Odbyło się także spotkanie z dr. Bogdanem Klochem i Andrzejem Marcińcem, dyrygentem mieszanego zespołu młodzieżowego Voce Segreto. Przedstawili tradycje muzykowania na Śląsku. Z kolei w czwartek socjolog dr Krzysztof Bierwiaczonek z Uniwersytetu Śląskiego skupił uwagę zebranych na rozważaniach o śląskiej tożsamości. Potem młodzież z ciekawością wysłuchała wykładu prof. Wojciecha Roszkowskiego, europosła i szefa Zakładu Historii Europy Wschodniej Polskiej Akademii Nauk, o najnowszych dziejach naszego kontynentu.

Ślonzok w Afryce
Uczniowie zaprezentowali spektakl, przygotowany na motywach regionalnych legend. Klasy o profilu filmowym zaprosiły do klubu dyskusyjnego na projekcje filmów Kazimierza Kutza. W repertuarze nie zabrakło kultowych „Paciorków jednego różańca”. Mało tego, uczniowie żorskiego ogólniaka sami kręcą etiudy filmowe. Jedną z nich pt. „Blizny czasu” pokazali swoim gościom.
Tydzień Kultury Szkolnej zakończył piątkowy „Wieczór w muzeum”. Zebrani obejrzeli program poetycko-muzyczny, który przygotowała Beata Kurzeja, anglistka z Miarki. Lucjan Buchalik, szef żorskiego muzeum, opowiadał „Jak Ślonzok do Afryki zawendrowoł”.

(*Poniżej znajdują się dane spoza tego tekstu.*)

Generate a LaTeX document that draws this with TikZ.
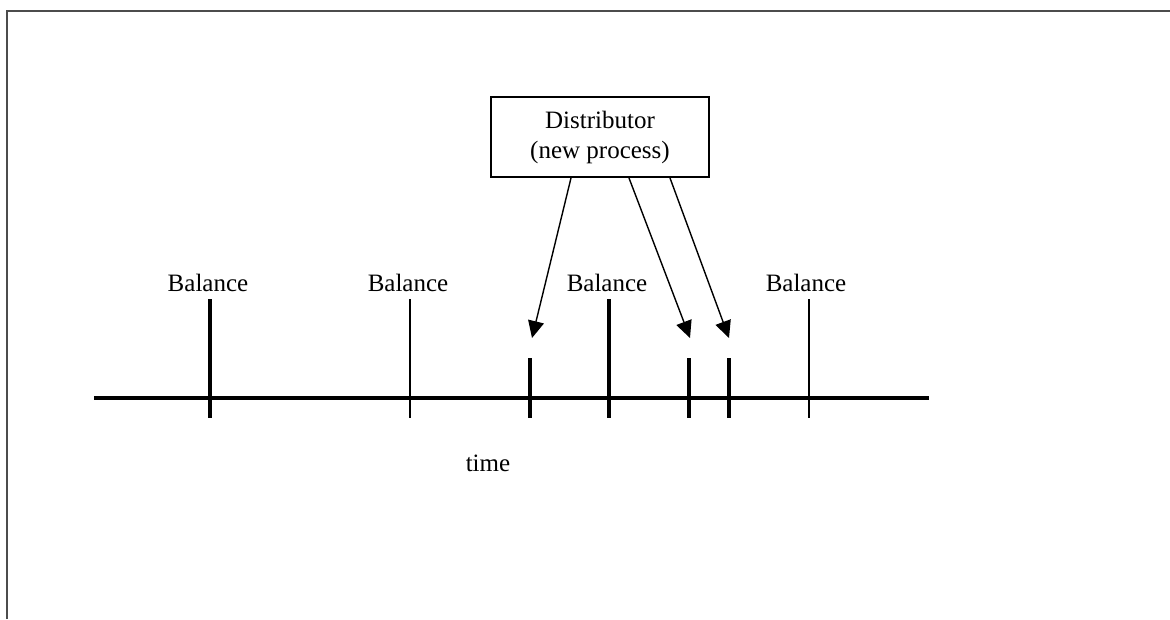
\documentclass[tikz,border=0pt]{standalone}
\usepackage{fontspec}
\setmainfont{Liberation Serif}
\usetikzlibrary{arrows.meta}
\begin{document}
\begin{tikzpicture}[x=1pt,y=-1pt,
  frameline/.style={draw=black!70, line width=2pt},
  axis/.style={line width=3.2pt},
  thicktick/.style={line width=3.2pt},
  thintick/.style={line width=1.6pt},
  label/.style={font=\fontsize{25}{30}\selectfont, inner sep=0pt, anchor=base},
  distbox/.style={draw, line width=1.8pt, minimum width=218pt, minimum height=80pt,
    align=center, font=\fontsize{25}{30}\selectfont, inner sep=0pt},
  feed/.style={line width=1.4pt, -{Triangle[length=17pt,width=16pt]}}
]
\useasboundingbox (0,0) rectangle (1170,619);
\fill[white] (0,0) rectangle (1170,619);

% outer frame (top and left edges)
\draw[frameline] (7,619) -- (7,11) -- (1170,11);

% time axis
\coordinate (tstart) at (94,398);
\coordinate (tend) at (929,398);
\draw[axis] (tstart) -- (tend);

% balance ticks
\coordinate (b1top) at (210,299); \coordinate (b1bot) at (210,418);
\coordinate (b2top) at (410,299); \coordinate (b2bot) at (410,418);
\coordinate (b3top) at (609,299); \coordinate (b3bot) at (609,418);
\coordinate (b4top) at (809,299); \coordinate (b4bot) at (809,418);
\draw[thicktick] (b1top) -- (b1bot);
\draw[thintick]  (b2top) -- (b2bot);
\draw[thicktick] (b3top) -- (b3bot);
\draw[thintick]  (b4top) -- (b4bot);

% new-process ticks
\coordinate (n1top) at (530,358); \coordinate (n1bot) at (530,418);
\coordinate (n2top) at (689,358); \coordinate (n2bot) at (689,418);
\coordinate (n3top) at (729,358); \coordinate (n3bot) at (729,418);
\draw[thicktick] (n1top) -- (n1bot);
\draw[thicktick] (n2top) -- (n2bot);
\draw[thicktick] (n3top) -- (n3bot);

% labels
\node[label] (bal1) at (208,291) {Balance};
\node[label] (bal2) at (408,291) {Balance};
\node[label] (bal3) at (607,291) {Balance};
\node[label] (bal4) at (806,291) {Balance};
\node[label] (time) at (488,471) {time};

% distributor
\node[distbox] (dist) at (600,137) {Distributor\\(new process)};

% arrows from distributor to the new ticks
\coordinate (a1s) at (571,178); \coordinate (a1e) at (532,338);
\coordinate (a2s) at (629,178); \coordinate (a2e) at (690,338);
\coordinate (a3s) at (670,178); \coordinate (a3e) at (729,338);
\draw[feed] (a1s) -- (a1e);
\draw[feed] (a2s) -- (a2e);
\draw[feed] (a3s) -- (a3e);
\end{tikzpicture}
\end{document}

Wiadomo, że dyrektor brał udział w kilku wyprawach etnologicznych na Czarny Ląd. Historyk Marcin Wieczorek omówił dzieje wzajemnych kontaktów Ślązaków i Niemców. Jan Delowicz z muzeum rozprawiał o czasach świetności pałacu w Baranowicach. W trakcie wieczoru można było obejrzeć impresje fotograficzne Rafała Żurkowskiego pt. „Śląskie krajobrazy” oraz zdjęcia poświęcone naszemu regionowi, które wykonali uczniowie Miarki. Drugoklasistki serwowały wszystkim chętnym specjały śląskiej kuchni.